> **EXTRACTED ENTRIES**

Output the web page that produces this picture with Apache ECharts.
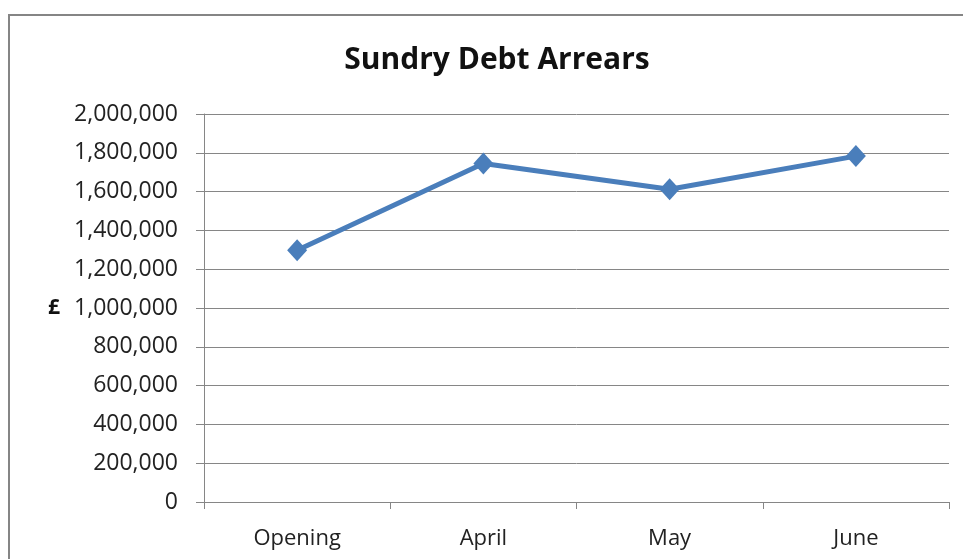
<!DOCTYPE html>
<html>
<head>
<meta charset="utf-8">
<script src="https://cdn.jsdelivr.net/npm/echarts@6/dist/echarts.min.js"></script>
<style>
  html, body { margin: 0; padding: 0; background: #fff; }
  #chart { width: 963px; height: 559px; }
</style>
</head>
<body>
<div id="chart"></div>
<script>
// categories and values
var categories = ['Opening', 'April', 'May', 'June'];
var arrears = [1298000, 1745000, 1612000, 1783000];
var yTicks = [0, 200000, 400000, 600000, 800000, 1000000, 1200000, 1400000, 1600000, 1800000, 2000000];

var chart = echarts.init(document.getElementById('chart'));
var font = 'Open Sans, Noto Sans, sans-serif';

var option = {
  animation: false,
  title: {
    text: 'Sundry Debt Arrears',
    left: 492,
    textAlign: 'center',
    top: 40,
    textStyle: { fontFamily: font, fontSize: 30, fontWeight: 'bold', color: '#111' }
  },
  graphic: [{
    type: 'rect',
    shape: { x: 9, y: 15, width: 1000, height: 600 },
    style: { fill: 'none', stroke: '#858585', lineWidth: 2 },
    silent: true
  }],
  grid: { left: 204, right: 14, top: 114, bottom: 57 },
  xAxis: {
    type: 'category',
    data: categories,
    boundaryGap: true,
    axisLine: { lineStyle: { color: '#868686', width: 1 } },
    axisTick: { show: true, length: 7, lineStyle: { color: '#868686' } },
    axisLabel: { margin: 26, fontFamily: font, fontSize: 22, color: '#222' }
  },
  yAxis: {
    type: 'value',
    min: yTicks[0],
    max: yTicks[yTicks.length - 1],
    interval: yTicks[1] - yTicks[0],
    name: '£',
    nameLocation: 'middle',
    nameRotate: 0,
    nameGap: 144,
    nameTextStyle: { fontFamily: font, fontSize: 21, fontWeight: 'bold', color: '#111', align: 'right' },
    axisLine: { show: true, lineStyle: { color: '#868686', width: 1 } },
    axisTick: { show: true, length: 8, lineStyle: { color: '#868686' } },
    splitLine: { lineStyle: { color: '#868686', width: 1 } },
    axisLabel: {
      margin: 26, fontFamily: font, fontSize: 23, color: '#222',
      formatter: function (v) { return v.toLocaleString('en-GB'); }
    }
  },
  series: [{
    type: 'line',
    data: arrears,
    symbol: 'diamond',
    symbolSize: [20, 22],
    lineStyle: { color: '#4a7ebb', width: 5 },
    itemStyle: { color: '#4a7ebb' }
  }]
};

chart.setOption(option);
</script>
</body>
</html>
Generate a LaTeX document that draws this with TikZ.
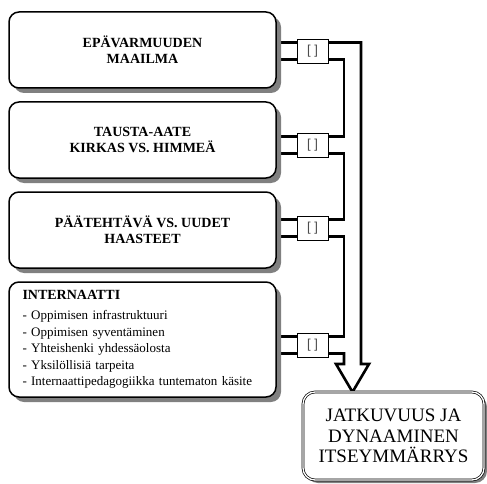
\documentclass[tikz,border=0pt]{standalone}
\usepackage{fontspec}
\setmainfont{Liberation Serif}[BoldFont={Liberation Serif Bold}]
\newfontfamily\bracketfont{Liberation Sans}
\usetikzlibrary{shadows,backgrounds}

\begin{document}
\begin{tikzpicture}[x=1pt,y=-1pt,
  topic/.style={draw, line width=1.5pt, rounded corners=10pt, fill=white,
    drop shadow={shadow xshift=5pt, shadow yshift=-5pt, fill=black!50, opacity=1},
    minimum width=267pt, inner sep=0pt, align=center,
    font=\rmfamily\bfseries\fontsize{14}{16}\selectfont},
  link/.style={draw, line width=0.8pt, fill=white, minimum width=31pt,
    minimum height=24pt, inner sep=0pt, text=black!70,
    font=\bracketfont\fontsize{13}{14}\selectfont},
  goalbox/.style={draw, double, line width=0.7pt, double distance=1.3pt,
    rounded corners=12pt, fill=white,
    drop shadow={shadow xshift=3pt, shadow yshift=-3pt, fill=black!50, opacity=1},
    minimum width=181pt, minimum height=88pt, inner sep=0pt, align=center,
    font=\rmfamily\fontsize{19}{20.5}\selectfont},
  wire/.style={line width=2.6pt, line join=miter},
]
\useasboundingbox (0,0) rectangle (487,484);

% topic boxes
\node[topic, minimum height=76pt] (b1) at (142.5,50) {EPÄVARMUUDEN\\MAAILMA};
\node[topic, minimum height=76pt] (b2) at (142.5,140) {TAUSTA-AATE\\KIRKAS VS. HIMMEÄ};
\node[topic, minimum height=76pt] (b3) at (142.5,230) {PÄÄTEHTÄVÄ VS. UUDET\\HAASTEET};
\node[topic, minimum height=115pt, align=left, text width=240pt, inner xsep=13.5pt,
  font=\rmfamily\fontsize{13}{16.5}\selectfont] (b4) at (142.5,339.5)
  {{\bfseries\fontsize{14}{16}\selectfont INTERNAATTI}\\[3.5pt]
   - Oppimisen infrastruktuuri\\
   - Oppimisen syventäminen\\
   - Yhteishenki yhdessäolosta\\
   - Yksilöllisiä tarpeita\\
   - Internaattipedagogiikka tuntematon käsite};

% result box
\node[goalbox] (goal) at (393.5,436) {JATKUVUUS JA\\DYNAAMINEN\\ITSEYMMÄRRYS};

% small link boxes
\node[link] (k1) at (312.5,51) {[ ]};
\node[link] (k2) at (312.5,145) {[ ]};
\node[link] (k3) at (312.5,228) {[ ]};
\node[link] (k4) at (312.5,345) {[ ]};

% rails of the arrow shaft and its tip
\coordinate (rail) at (344,0);
\coordinate (outer) at (361,0);
\coordinate (tip) at (352.5,392);

\begin{scope}[on background layer]
  % box to link box, two wires each
  \foreach \b/\k in {b1/k1, b2/k2, b3/k3, b4/k4}{
    \draw[wire] ([yshift=8.5pt]\k.west) -- ([yshift=8.5pt]\k.west -| \b.east);
    \draw[wire] ([yshift=-8.5pt]\k.west) -- ([yshift=-8.5pt]\k.west -| \b.east);
  }
  % chain of link boxes down the inner rail
  \draw[wire] ([yshift=-8.5pt]k1.east) -| ([yshift=8.5pt]k2.east -| rail) -- ([yshift=8.5pt]k2.east);
  \draw[wire] ([yshift=-8.5pt]k2.east) -| ([yshift=8.5pt]k3.east -| rail) -- ([yshift=8.5pt]k3.east);
  \draw[wire] ([yshift=-8.5pt]k3.east) -| ([yshift=8.5pt]k4.east -| rail) -- ([yshift=8.5pt]k4.east);
  % the open arrow into the result box
  \draw[wire] ([yshift=8.5pt]k1.east) -| (outer |- 0,364) -- (369,364) -- (tip)
    -- (336,364) -- (rail |- 0,364) |- ([yshift=-8.5pt]k4.east);
\end{scope}
\end{tikzpicture}
\end{document}
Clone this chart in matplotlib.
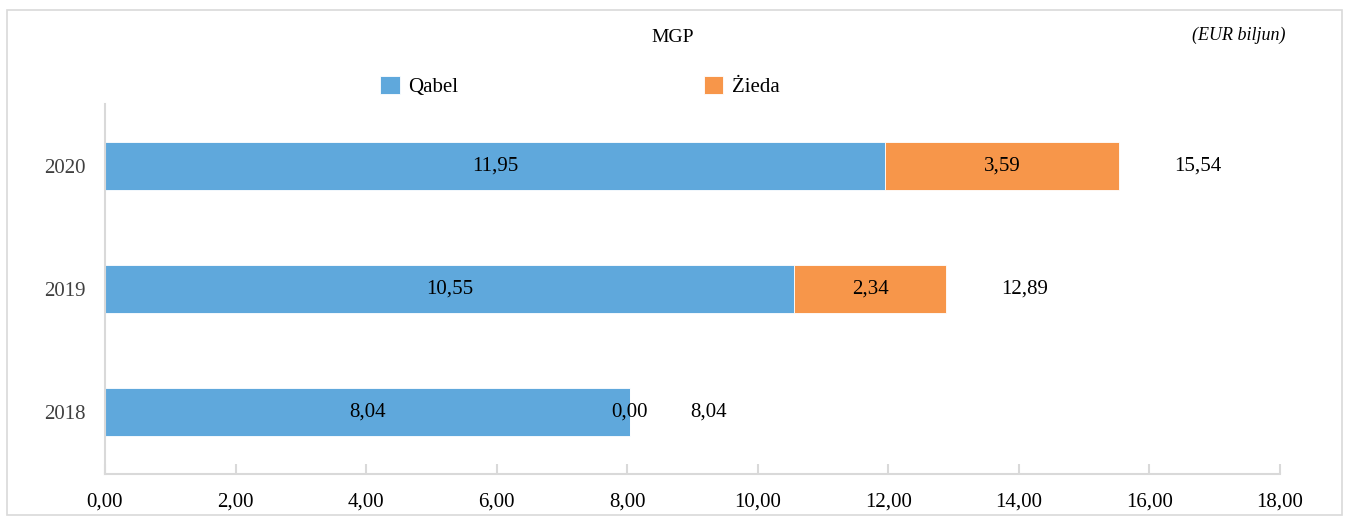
import matplotlib.pyplot as plt
from matplotlib.patches import Rectangle
from matplotlib.ticker import FuncFormatter

years = ['2018', '2019', '2020']
qabel = [8.04, 10.55, 11.95]
zieda = [0.00, 2.34, 3.59]
totals = [8.04, 12.89, 15.54]

blue = '#5FA8DC'
orange = '#F7964A'
grid_grey = '#D9D9D9'


def fmt(v):
  return ('%.2f' % v).replace('.', ',')


plt.rcParams['font.family'] = ['Liberation Serif', 'DejaVu Serif']

f = plt.figure(figsize=(13.49, 5.19), dpi=100)
ax = f.add_axes([0.0778, 0.0867, 0.8711, 0.7129])

pos = range(len(years))
b1 = ax.barh(pos, qabel, height=0.39, color=blue, edgecolor='white', linewidth=0.6, label='Qabel')
b2 = ax.barh(pos, zieda, left=qabel, height=0.39, color=orange, edgecolor='white', linewidth=0.6, label='Żieda')

for i in pos:
  ax.text(qabel[i] / 2, i, fmt(qabel[i]), ha='center', va='center', fontsize=15)
  ax.text(qabel[i] + zieda[i] / 2, i, fmt(zieda[i]), ha='center', va='center', fontsize=15)
  ax.text(totals[i] + 1.2, i, fmt(totals[i]), ha='center', va='center', fontsize=15)

ax.set_xlim(0, 18)
ax.set_ylim(-0.5, 2.5)
ax.set_xticks(range(0, 19, 2))
ax.xaxis.set_major_formatter(FuncFormatter(lambda v, p: fmt(v)))
ax.set_yticks(list(pos))
ax.set_yticklabels(years)

for s in ['top', 'right']:
  ax.spines[s].set_visible(False)
for s in ['left', 'bottom']:
  ax.spines[s].set_color(grid_grey)
  ax.spines[s].set_linewidth(1.5)

ax.tick_params(axis='x', direction='in', length=7, width=1.5, color=grid_grey,
               labelsize=15, labelcolor='black', pad=13)
ax.tick_params(axis='y', length=0, labelsize=15, labelcolor='#404040', pad=14)

f.text(0.4985, 0.928, 'MGP', ha='center', va='center', fontsize=14)
f.text(0.9185, 0.932, '(EUR biljun)', ha='center', va='center', fontsize=13, style='italic')

leg = f.legend(handles=[b1, b2], loc='center left', bbox_to_anchor=(0.2815, 0.834), ncol=2,
               frameon=False, fontsize=15, handlelength=0.95, handleheight=0.95,
               handletextpad=0.4, columnspacing=11.8, borderaxespad=0, borderpad=0)

f.patches.append(Rectangle((0.005, 0.008), 0.99, 0.972, transform=f.transFigure,
                           fill=False, edgecolor=grid_grey, linewidth=1.2))

plt.savefig('out.png', dpi=100)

> **CHALLENGE**
Make an exact copy of only the lines from the one with "Generate a LaTeX" through the one with "(k4) at (312.5,345)". Pictures don't belong in it.

> **TASK ANSWER**
Generate a LaTeX document that draws this with TikZ.
\documentclass[tikz,border=0pt]{standalone}
\usepackage{fontspec}
\setmainfont{Liberation Serif}[BoldFont={Liberation Serif Bold}]
\newfontfamily\bracketfont{Liberation Sans}
\usetikzlibrary{shadows,backgrounds}

\begin{document}
\begin{tikzpicture}[x=1pt,y=-1pt,
  topic/.style={draw, line width=1.5pt, rounded corners=10pt, fill=white,
    drop shadow={shadow xshift=5pt, shadow yshift=-5pt, fill=black!50, opacity=1},
    minimum width=267pt, inner sep=0pt, align=center,
    font=\rmfamily\bfseries\fontsize{14}{16}\selectfont},
  link/.style={draw, line width=0.8pt, fill=white, minimum width=31pt,
    minimum height=24pt, inner sep=0pt, text=black!70,
    font=\bracketfont\fontsize{13}{14}\selectfont},
  goalbox/.style={draw, double, line width=0.7pt, double distance=1.3pt,
    rounded corners=12pt, fill=white,
    drop shadow={shadow xshift=3pt, shadow yshift=-3pt, fill=black!50, opacity=1},
    minimum width=181pt, minimum height=88pt, inner sep=0pt, align=center,
    font=\rmfamily\fontsize{19}{20.5}\selectfont},
  wire/.style={line width=2.6pt, line join=miter},
]
\useasboundingbox (0,0) rectangle (487,484);

% topic boxes
\node[topic, minimum height=76pt] (b1) at (142.5,50) {EPÄVARMUUDEN\\MAAILMA};
\node[topic, minimum height=76pt] (b2) at (142.5,140) {TAUSTA-AATE\\KIRKAS VS. HIMMEÄ};
\node[topic, minimum height=76pt] (b3) at (142.5,230) {PÄÄTEHTÄVÄ VS. UUDET\\HAASTEET};
\node[topic, minimum height=115pt, align=left, text width=240pt, inner xsep=13.5pt,
  font=\rmfamily\fontsize{13}{16.5}\selectfont] (b4) at (142.5,339.5)
  {{\bfseries\fontsize{14}{16}\selectfont INTERNAATTI}\\[3.5pt]
   - Oppimisen infrastruktuuri\\
   - Oppimisen syventäminen\\
   - Yhteishenki yhdessäolosta\\
   - Yksilöllisiä tarpeita\\
   - Internaattipedagogiikka tuntematon käsite};

% result box
\node[goalbox] (goal) at (393.5,436) {JATKUVUUS JA\\DYNAAMINEN\\ITSEYMMÄRRYS};

% small link boxes
\node[link] (k1) at (312.5,51) {[ ]};
\node[link] (k2) at (312.5,145) {[ ]};
\node[link] (k3) at (312.5,228) {[ ]};
\node[link] (k4) at (312.5,345) {[ ]};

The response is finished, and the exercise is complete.